Why Body Language Matters in Attraction
A lot of what we communicate romantically never gets said out loud. Long before anyone makes a move or admits an interest, attraction tends to show up in the way people hold themselves, where they direct their gaze, and how they position their body relative to someone they like.
Understanding these signals — both reading them in others and becoming more aware of what you're projecting — is genuinely useful. Not to manipulate, but to communicate more clearly and to notice when interest is already there.
Eyes: The Most Honest Signal
Sustained eye contact is one of the strongest indicators of interest. When someone holds your gaze slightly longer than necessary in conversation, glances over at you repeatedly across a room, or makes eye contact and then smiles — these are strong signals worth paying attention to.
Equally telling: dilated pupils. This is an involuntary response to seeing something you find appealing, and it's very difficult to fake.
The Body Orients Toward What It Wants
People unconsciously point their body — feet, torso, shoulders — toward whoever they're most interested in, even in group settings. If someone consistently angles toward you in a crowd or in conversation, that's meaningful. If they're physically present but their body is turned away, they may be less engaged than their words suggest.
Mirroring: When Two People Sync Up
One of the most reliable signs of rapport and attraction is mirroring — unconsciously copying another person's posture, gestures, or speech patterns. If you lean forward and they lean forward, if you cross your arms and they cross theirs — this happens naturally when people feel connected.
It's worth noting that mirroring can also be done intentionally and subtly to build rapport, but the most meaningful version is when it happens naturally and mutually.
Touch: Small Moments That Say a Lot
Incidental touch — a hand briefly on the arm during conversation, a light touch on the shoulder — tends to appear naturally when someone is attracted to you. Watch for:
- Initiating touch during conversation (even briefly)
- Finding small excuses for physical proximity
- Not pulling away from light contact
Comfort with touch — and seeking it out — is a strong indicator of genuine interest.
Nervous Energy Is Often Attraction in Disguise
Not all the signs of attraction look relaxed. Some people get visibly nervous around someone they like — slightly higher voice, fidgeting, over-laughing, stumbling over words. These aren't signs of disinterest. They often mean the opposite: this person matters enough to make them nervous.
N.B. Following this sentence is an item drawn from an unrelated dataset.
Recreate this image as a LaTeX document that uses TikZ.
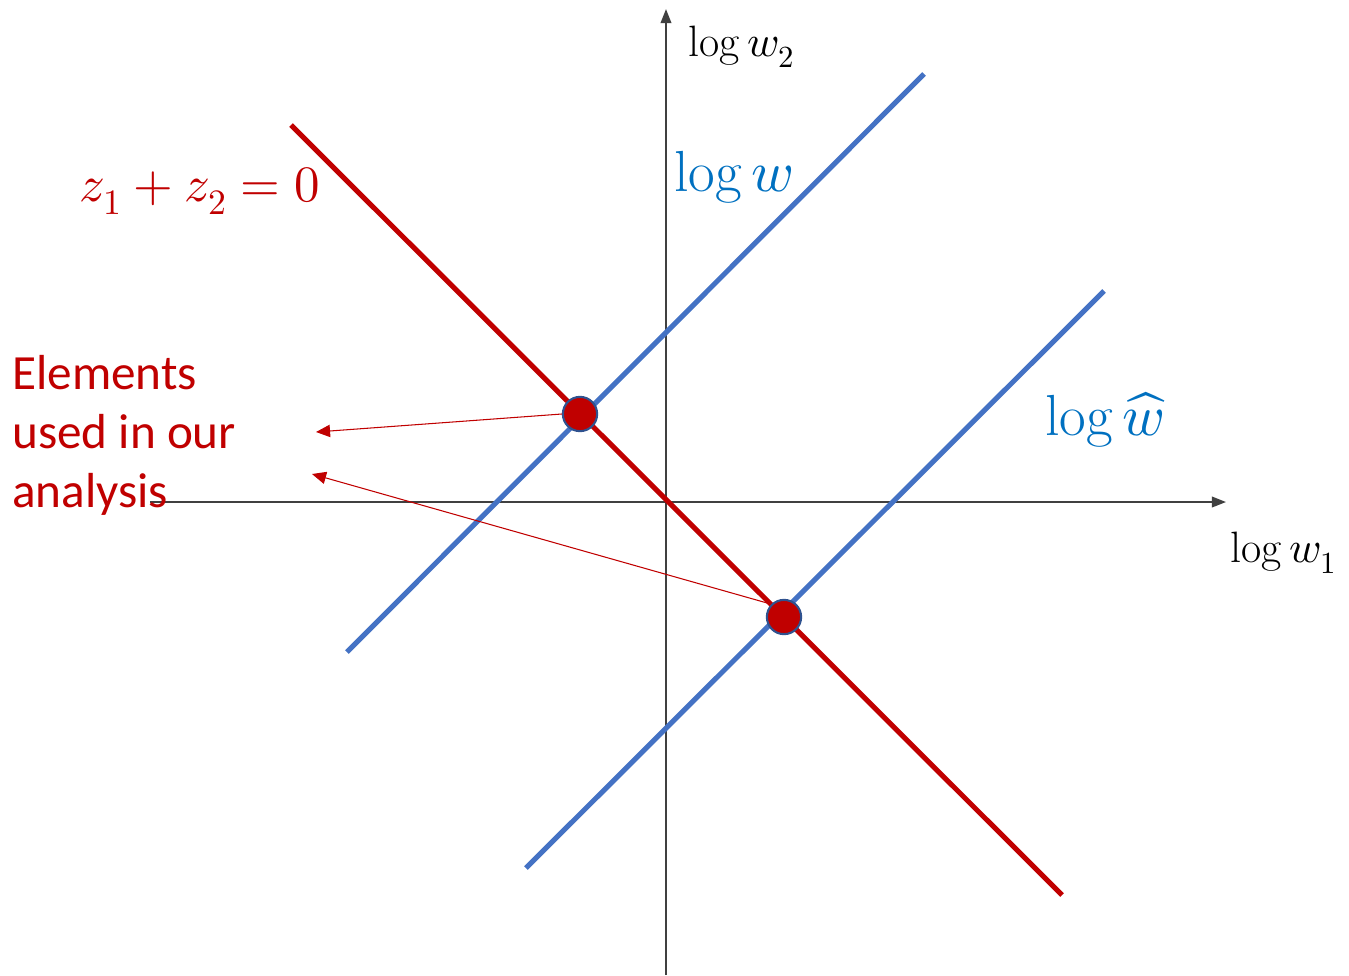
\documentclass[tikz,border=0pt]{standalone}
\usepackage{fontspec}
\usepackage{unicode-math}
\newfontfamily\calfont{Carlito}
\usetikzlibrary{arrows.meta}
\definecolor{darkred}{HTML}{C00000}
\definecolor{lineblue}{HTML}{4472C4}
\definecolor{textblue}{HTML}{0070C0}
\definecolor{dotedge}{HTML}{2F528F}
\begin{document}
\begin{tikzpicture}[x=0.02cm,y=-0.02cm,
  axis/.style={line width=1.1pt, draw=black!75, -{Triangle[length=8pt,width=6pt]}},
  redline/.style={draw=darkred, line width=2.9pt},
  blueline/.style={draw=lineblue, line width=2.9pt},
  dot/.style={circle, fill=darkred, draw=dotedge, line width=1.2pt, minimum size=19.5pt, inner sep=0pt},
  pointer/.style={draw=darkred, line width=0.6pt, -{Triangle[length=8pt,width=7pt]}},
  axlabel/.style={font=\fontsize{25}{29}\selectfont, text=black},
  biglabel/.style={font=\fontsize{33}{38}\selectfont}]
\useasboundingbox (0,0) rectangle (1349,975);
% axes
\coordinate (xs) at (150,502);
\coordinate (xe) at (1226,502);
\coordinate (ys) at (666,975);
\coordinate (ye) at (666,9);
\draw[axis] (xs) -- (xe);
\draw[axis] (ys) -- (ye);
% lines
\coordinate (r1) at (291,125);
\coordinate (r2) at (1062,895);
\coordinate (b1s) at (347,652);
\coordinate (b1e) at (924,74);
\coordinate (b2s) at (526,868);
\coordinate (b2e) at (1104,291);
\draw[blueline] (b1s) -- (b1e);
\draw[blueline] (b2s) -- (b2e);
\draw[redline] (r1) -- (r2);
% labels
\node[axlabel] (lw2) at (742,47) {$\log w_2$};
\node[axlabel] (lw1) at (1284,553) {$\log w_1$};
\node[biglabel, text=textblue] (lw) at (734,177) {$\log w$};
\node[biglabel, text=textblue] (lwh) at (1105,420) {$\log \widehat{w}$};
\node[font=\fontsize{29}{34}\selectfont, text=darkred] (zz) at (200,191) {$z_1+z_2=0$};
\node[font=\calfont\fontsize{28}{33.6}\selectfont, text=darkred, align=left, anchor=north west, inner sep=0pt] (elem) at (12,355) {Elements\\used in our\\analysis};
% pointers
\coordinate (p1) at (316,432);
\coordinate (p2) at (312,474);
\node[dot] (d1) at (580,414) {};
\node[dot] (d2) at (784,617) {};
\draw[pointer] (d1.west) -- (p1);
\draw[pointer] (d2.north west) -- (p2);
\end{tikzpicture}
\end{document}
Signs to Be Cautious About Misreading
It's worth being honest about the limits of body language reading. Context matters enormously:
- Some people are naturally touchy or warm with everyone — this doesn't mean romantic interest.
- Sustained eye contact can also be a sign of confidence or professional engagement.
- Nervousness can stem from many sources besides attraction.
Body language is a clue, not a verdict. Use it alongside verbal cues, context, and overall pattern — not in isolation.
How to Project Attractiveness Through Your Own Body Language
Being aware of what you're communicating non-verbally is just as important as reading others. A few habits that signal confidence and openness:
- Stand or sit tall — good posture reads as confidence.
- Make comfortable eye contact — not a stare, but genuine engagement.
- Smile genuinely — forced smiles are noticed; real ones are magnetic.
- Face the person you're talking to — give them your full physical attention.
- Slow down your movements — rushed, jerky gestures read as anxious; calm movements read as assured.
The Bigger Picture
Body language is a conversation happening beneath the spoken one. Learning to read it more carefully helps you navigate attraction more honestly — noticing genuine interest, avoiding misreads, and showing up in a way that communicates exactly what you intend to.